On the other hand, despite Western Kenya Counties bearing the largest burden of HIV pandemic, there was no evidence that specific strains have an association of HIV even though the status is a risk factor to acquiring tuberculosis due to suppressed immune system. Despite other studies associating TB drug resistance to Beijing lineage, this study did not find any correlation between the strain and resistance. Therefore, resistance in this case could be associated to poor drug adherence, failure in prompt diagnosis, migration, poverty and increased TB/HIV cross infection [30].

Most of the M. tuberculosis isolates from the study population were clustered which may inform that a large proportion of were recent infection. Further, this could indicate that the clustered strain might be having a higher transmissibility of higher chances off progressing into disease stage immediately after transmission. There was also a sizable number of unique strains, indicating the main drivers of persistent tuberculosis in the population that undergoes latent stage before reactivation occurs. This could be the main public health change in terms of control and prevention of tuberculosis in the population. Latency affects early diagnosis and therefore management of tuberculosis.

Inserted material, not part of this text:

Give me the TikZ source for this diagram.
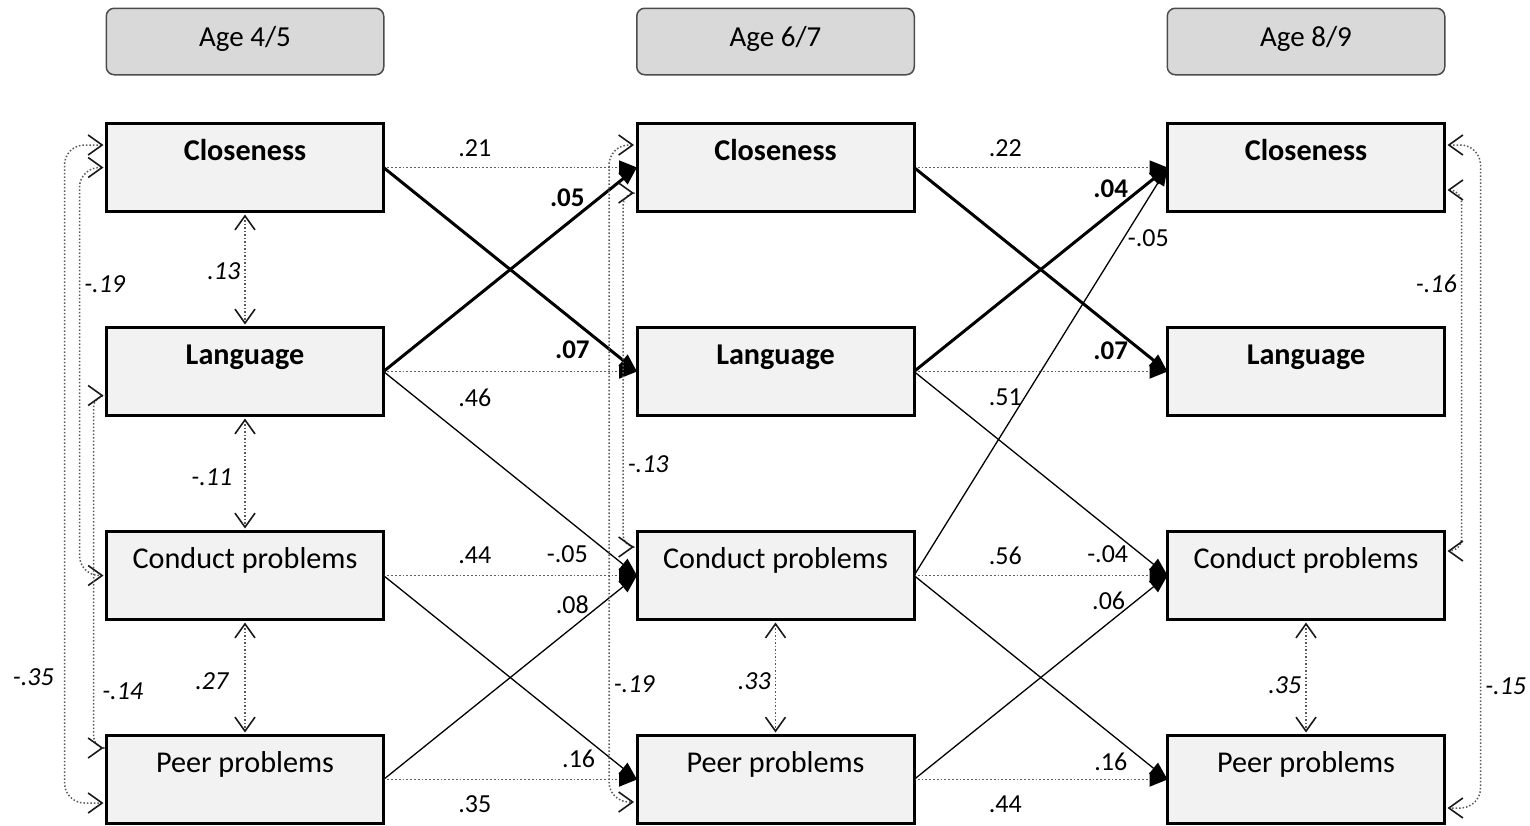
\documentclass[tikz,border=0pt]{standalone}
\usepackage{fontspec}
\setmainfont{Carlito}
\usetikzlibrary{positioning, arrows.meta}
\definecolor{boxfill}{HTML}{F2F2F2}
\definecolor{agefill}{HTML}{D9D9D9}
\tikzset{node distance=58pt and 126.75pt, % Gap between boxes (rows and columns)
var/.style={ % Sets the properties for each measured variable
draw, line width=1.5pt, fill=boxfill,
minimum width=138.5pt, minimum height=44pt,
inner sep=0pt, outer sep=0pt,
text height=10pt, text depth=17.5pt, % Pushes the name to the top of the box
font=\fontsize{15.1}{18}\selectfont},
wave/.style={ % Age headers
draw=black!70, line width=0.75pt, fill=agefill, rounded corners=4pt,
minimum width=138.75pt, minimum height=33.25pt, inner sep=0pt,
text height=9.5pt, text depth=4.5pt,
font=\fontsize{14.5}{17}\selectfont},
coef/.style={inner sep=2pt, font=\fontsize{13}{15}\selectfont}, % Path coefficients
bcoef/.style={coef, font=\fontsize{13.5}{15}\selectfont\bfseries},
rcoef/.style={coef, font=\fontsize{13}{15}\selectfont\itshape}, % Correlations
stable/.style={ % Autoregressive paths
draw=black!62, line width=0.9pt, densely dotted,
-{Triangle[length=9pt, width=7pt, color=black]}},
strongpath/.style={draw, line width=1.5pt, -{Triangle[length=9pt, width=7pt]}},
weakpath/.style={draw, line width=0.65pt, -{Triangle[length=9pt, width=7pt]}},
covar/.style={ % Two-headed dotted arrows for correlations
draw=black!65, line width=0.75pt, densely dotted, rounded corners=10pt,
shorten <=1.5pt, shorten >=1.5pt,
arrows={Straight Barb[length=7pt, width=10pt, line width=0.8pt, color=black!90]-Straight Barb[length=7pt, width=10pt, line width=0.8pt, color=black!90]}}}

\begin{document}
\begin{tikzpicture}[x=0.5pt, y=-0.5pt]
    \useasboundingbox (0,0) rectangle (1530,825);

    \node[var] (cl1) at (245,167.5) {\textbf{Closeness}};
    \node[var, below=of cl1] (la1) {\textbf{Language}};
    \node[var, below=of la1] (co1) {Conduct problems};
    \node[var, below=of co1] (pe1) {Peer problems};

    \node[var, right=of cl1] (cl2) {\textbf{Closeness}};
    \node[var, below=of cl2] (la2) {\textbf{Language}};
    \node[var, below=of la2] (co2) {Conduct problems};
    \node[var, below=of co2] (pe2) {Peer problems};

    \node[var, right=of cl2] (cl3) {\textbf{Closeness}};
    \node[var, below=of cl3] (la3) {\textbf{Language}};
    \node[var, below=of la3] (co3) {Conduct problems};
    \node[var, below=of co3] (pe3) {Peer problems};

    \node[wave, above=24pt of cl1] (hd1) {Age 4/5};
    \node[wave, above=24pt of cl2] (hd2) {Age 6/7};
    \node[wave, above=24pt of cl3] (hd3) {Age 8/9};

    \draw[stable] (cl1.east) -- (cl2.west) node[coef, pos=0.36, yshift=9.5pt] {.21};
    \draw[stable] (la1.east) -- (la2.west) node[coef, pos=0.36, yshift=-13pt] {.46};
    \draw[stable] (co1.east) -- (co2.west) node[coef, pos=0.36, yshift=10pt] {.44};
    \draw[stable] (pe1.east) -- (pe2.west) node[coef, pos=0.36, yshift=-12.5pt] {.35};
    \draw[stable] (cl2.east) -- (cl3.west) node[coef, pos=0.36, yshift=9.5pt] {.22};
    \draw[stable] (la2.east) -- (la3.west) node[coef, pos=0.36, yshift=-13pt] {.51};
    \draw[stable] (co2.east) -- (co3.west) node[coef, pos=0.36, yshift=10pt] {.56};
    \draw[stable] (pe2.east) -- (pe3.west) node[coef, pos=0.36, yshift=-12.5pt] {.44};

    \draw[strongpath] (la1.east) -- (cl2.west) node[bcoef, pos=0.725, yshift=13pt] {.05};
    \draw[strongpath] (cl1.east) -- (la2.west) node[bcoef, pos=0.745, yshift=-15pt] {.07};
    \draw[weakpath] (la1.east) -- (co2.west) node[coef, pos=0.725, yshift=-17.5pt] {-.05};
    \draw[weakpath] (pe1.east) -- (co2.west) node[coef, pos=0.745, yshift=11.5pt] {.08};
    \draw[weakpath] (co1.east) -- (pe2.west) node[coef, pos=0.77, yshift=-13pt] {.16};

    \draw[strongpath] (la2.east) -- (cl3.west) node[bcoef, pos=0.776, yshift=12pt] {.04};
    \draw[weakpath] (co2.east) -- (cl3.west) node[coef, pos=0.826, xshift=12.5pt] {-.05};
    \draw[strongpath] (cl2.east) -- (la3.west) node[bcoef, pos=0.776, yshift=-12.5pt] {.07};
    \draw[weakpath] (la2.east) -- (co3.west) node[coef, pos=0.764, yshift=-13.5pt] {-.04};
    \draw[weakpath] (pe2.east) -- (co3.west) node[coef, pos=0.768, yshift=11pt] {.06};
    \draw[weakpath] (co2.east) -- (pe3.west) node[coef, pos=0.776, yshift=-14pt] {.16};

    \draw[covar] (cl1) -- (la1) node[rcoef, midway, left, yshift=-1pt] {.13};
    \draw[covar] (la1) -- (co1) node[rcoef, midway, left, xshift=-4pt, yshift=-2pt] {-.11};
    \draw[covar] (co1) -- (pe1) node[rcoef, midway, left, xshift=-6pt, yshift=-2pt] {.27};
    \draw[covar] (co2) -- (pe2) node[rcoef, midway, left, yshift=-2pt] {.33};
    \draw[covar] (co3) -- (pe3) node[rcoef, midway, left, yshift=-4pt] {.35};

    \draw[covar] ([yshift=11.25pt]cl1.west) -| ([xshift=-21pt, yshift=-11.75pt]pe1.west) node[rcoef, pos=0.904, left, xshift=-3pt] {-.35} -- ([yshift=-11.75pt]pe1.west);
    \draw[covar] (cl1.west) -| ([xshift=-13.5pt]co1.west) node[rcoef, pos=0.643, right] {-.19} -- (co1.west);
    \draw[covar, rounded corners=6pt] ([yshift=-12pt]la1.west) -| ([xshift=-6.5pt, yshift=15.75pt]pe1.west) node[rcoef, pos=0.92, right, xshift=2pt] {-.14} -- ([yshift=15.75pt]pe1.west);

    \draw[covar] ([yshift=11.25pt]cl2.west) -| ([xshift=-14pt, yshift=-11.25pt]pe2.west) node[rcoef, pos=0.91, right] {-.19} -- ([yshift=-11.25pt]pe2.west);
    \draw[covar, rounded corners=6pt] ([yshift=-12.75pt]cl2.west) -| ([xshift=-7pt, yshift=14.25pt]co2.west) node[rcoef, pos=0.883, right] {-.13} -- ([yshift=14.25pt]co2.west);

    \draw[covar, rounded corners=6pt] ([yshift=-11.25pt]cl3.east) -| ([xshift=8.5pt, yshift=12.25pt]co3.east) node[rcoef, pos=0.63, left] {-.16} -- ([yshift=12.25pt]co3.east);
    \draw[covar] ([yshift=11.25pt]cl3.east) -| ([xshift=18pt, yshift=-14.25pt]pe3.east) node[rcoef, pos=0.908, right] {-.15} -- ([yshift=-14.25pt]pe3.east);

\end{tikzpicture}
\end{document}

Significant association in bivariate analysis especially age, monthly income and size of houses used by patients could be as a result of potential cofounders, this could further be explained in multivariate logistic regression adjusting for potential cofounders which showed that the above factors were not significant. Multivariate logistic regression analysis showed HIV status, alcohol use and cross border travels as having significant association with genetic clustering of tuberculosis. HIV virus is known to fight the immune system hence exposing populations to opportunistic diseases like tuberculosis. Compromised immunity could accelerate disease progression to active tuberculosis immediately after infection. Alcohol is a social drink taken bay revelers who share cups, syphons and other drinking utensils. Western Kenya is one of the leading traditional, crude and other forms of alcohol users [40] further alcohol use have been reported to increase the burden of tuberculosis [41]. Local and international travels have also been reported to increase the risk of tuberculosis transmission [42]. Emigrants globally have been reported to contribute to global distribution of tuberculosis. This has resulted to genetic diversity of M. tuberculosis strains globally [43].

Conclusion

There exist diverse strains of M. tuberculosis across the 10 counties of Western Kenya. Predominant distribution of clustered genotype as opposed to unique points due to the fact that most TB cases in this region are as a result of resent transmission other than activation of latent TB.

Recommendation

The identification of diverse Mycobacterium tuberculosis in 10 counties of Western Kenya calls for aggressive control and prevention strategies to curb mortalities associated with pulmonary tuberculosis. Spoligotyping patterns of some clinical isolates could not be matched to others reported in international database hence referred to us orphaned need to be further characterized using other molecular epidemiology tools including Mycobacterium Interspersed Repetitive Units (MIRU) or Variable Number of Tandem Repeats (VNTR) to shed more insights on their epidemiology. These orphaned strains could indicate either recent or sporadic TB infections hence the need for aggressive intervention.

Strength and limitation of the study

The study has demonstrated the existence of genetic diversity of M. tuberculosis circulating in Western Kenya population. Further we have demonstrated the existence of fast progressing pathogens to full blown disease stage and those that undergo latency through M tuberculosis cluster analysis. Additionally, the study has identified potential risk factors that are likely to be the drivers of tuberculosis in Western Kenya. However, we were unable to further characterize the orphaned strains through other available genotypic characterization tools to strengthen our findings.